Consider the following points.

• Lee pays $300 as tax and receives $200 worth of benefits from the first public good. Thus, the net benefit from the first public good is -$100, as shown below:$$\begin{gathered} N{B}_1=Benefit-Cost\left(Tax\right) \\ =200-300 \\ =-\$100 \end{gathered}$$
• Lee pays $300 as tax and receives $350 worth of benefits from the second public good. Thus, the net benefit from the second public good is $50, as shown below:$$\begin{gathered} N{B}_2=Benefit-Cost\left(Tax\right) \\ =350-300 \\ =\$50 \end{gathered}$$
• The combined net benefit from the consumption of both public goods is -$50, as calculated below:$$\begin{gathered} CNB=N{B}_1+N{B}_2 \\ =-100+50 \\ =-\$50 \end{gathered}$$
• Since the combined net benefit is negative (=-$50), Lee will say no to funding both the public goods simultaneously.
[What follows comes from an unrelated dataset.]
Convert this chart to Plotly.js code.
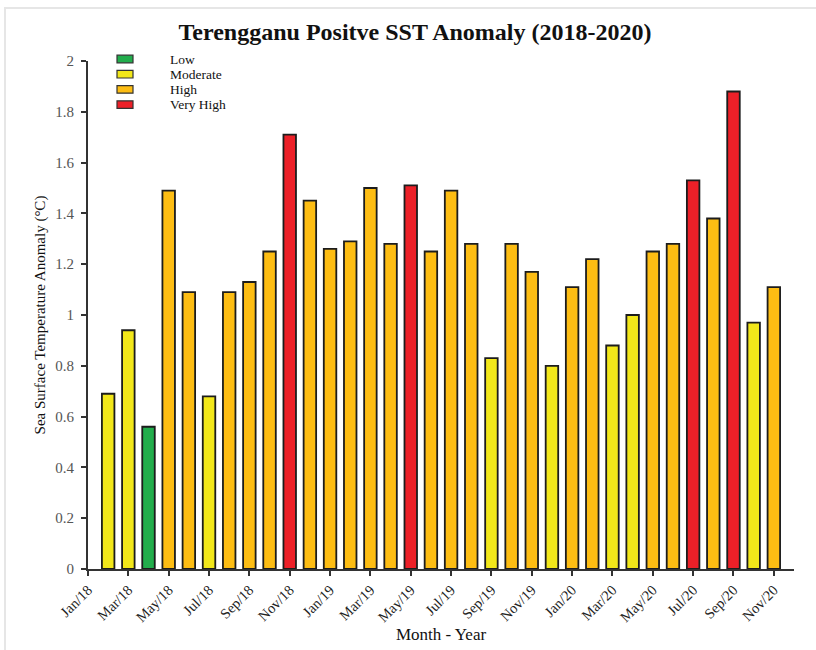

Consider the following points.

• Johnson pays $300 as tax and receives $250 worth of benefits from the first public good. Thus, the net benefit from the first public good is -$50, as shown below:$$\begin{gathered} N{B}_1=Benefit-Cost\left(Tax\right) \\ =250-300 \\ =-\$50 \end{gathered}$$
• Johnson pays $300 as tax and receives $350 worth of benefits from the second public good. Thus, the net benefit from the second public good is $50, as shown below:$$\begin{gathered} N{B}_2=Benefit-Cost\left(Tax\right) \\ =350-300 \\ =\$50 \end{gathered}$$
  
• The combined net benefit from the consumption of both public goods is -$50, as calculated below:$$\begin{gathered} CNB=N{B}_1+N{B}_2 \\ =-50+50 \\ =\$0 \end{gathered}$$
  
• Since the combined net benefit is zero, Johnson remains indifferent; he can say yes or no to fund the public goods simultaneously.

Johnson is the median voter as he holds a middle position whether or not to fund the proposal. The other will try to persuade him towards their extreme position to say yes or no to form a majority since there are only three voters.

Garcia will try to convince him to say yes as her benefits exceed the cost (positive combined net benefit). Lee will try to convince him to say no to the proposal as her cost is more than her benefits (negative combined net benefit).